従来の水槽はエアポンプの泡の流れによって水が下に向かって流れていく。
この水槽でタコを飼育するとエサを食べるときに問題が起きる。
エサを捕まえたまま水槽の底に流されると
天敵の多い海底を嫌がる本能が働いてエサを離してしまう。
再び浮上してまたエサを捕まえるが同じことを繰り返し
エサを食べられないため衰弱して死んでいたことが分かった。
そこで改良したの水槽は
エアポンプを使わず酸素を十分含んだ海水を底の方から流すと上向きの流れが起きる。
その結果タコが底に流されることがなくなりエサを食べられるようになった。
この水槽でタコを飼育した結果
ふ化後20日まで生き残る割合は
当初の14%から77%にまで劇的に改善。
さらに山崎さんが注目したのがエサである。
タコの鉱物であるワタリガニの赤ちゃんにプランクトンをしっかりと与えて
エサ自体の栄養価を高めたのである。
その結果生まれてから20日後の体重を比べると
従来はおよそ2mgだったのが改良後は10mgと
一気に5倍に増えた。
水槽の改良にかかる費用は数万円程度。
エサの改良で成長速度も格段に上がったことで
岡山県や香川県それに民間企業もこの研究に加わり
養殖の実現に大きな期待が寄せられている。
(瀬戸内海区水産研究所 山崎英樹さん)
「50年間どうしても超えられなかった壁を今回超えられたと自負しております。
 5,6年
 少なくとも10年先にはみなさんの食卓に
 養殖したタコを安定的に供給できるようなシステムを作っていきたいと考えています。
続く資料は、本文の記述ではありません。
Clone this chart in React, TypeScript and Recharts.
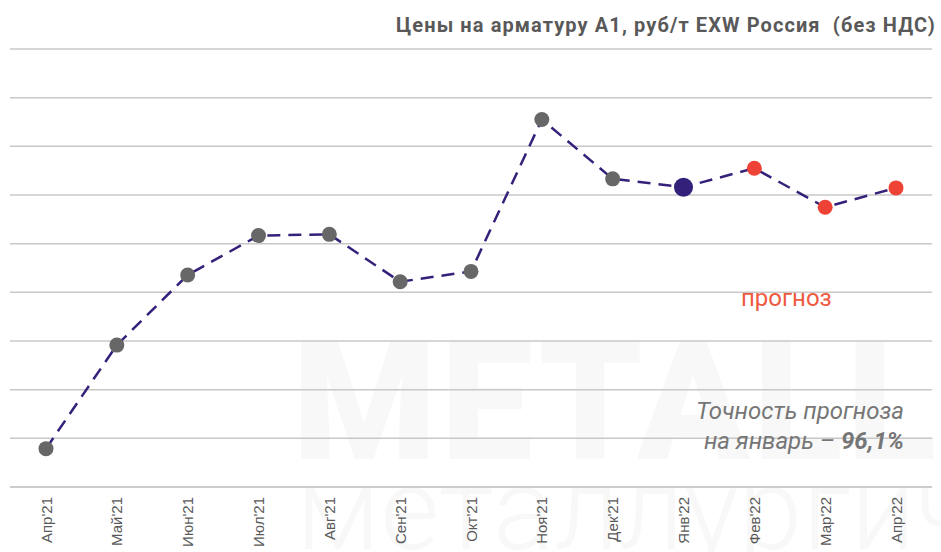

」
これまで難しいとされてきたタコの養殖。
半世紀にわたる研究者の努力が実を結ぼうとしている。

タコは養殖をするうえで共食いをするのが課題となっているということで
研究グループでは飼育装置を改良するなどして
数年から10年以内に商業ベースでのタコの養殖を実現したいとしている。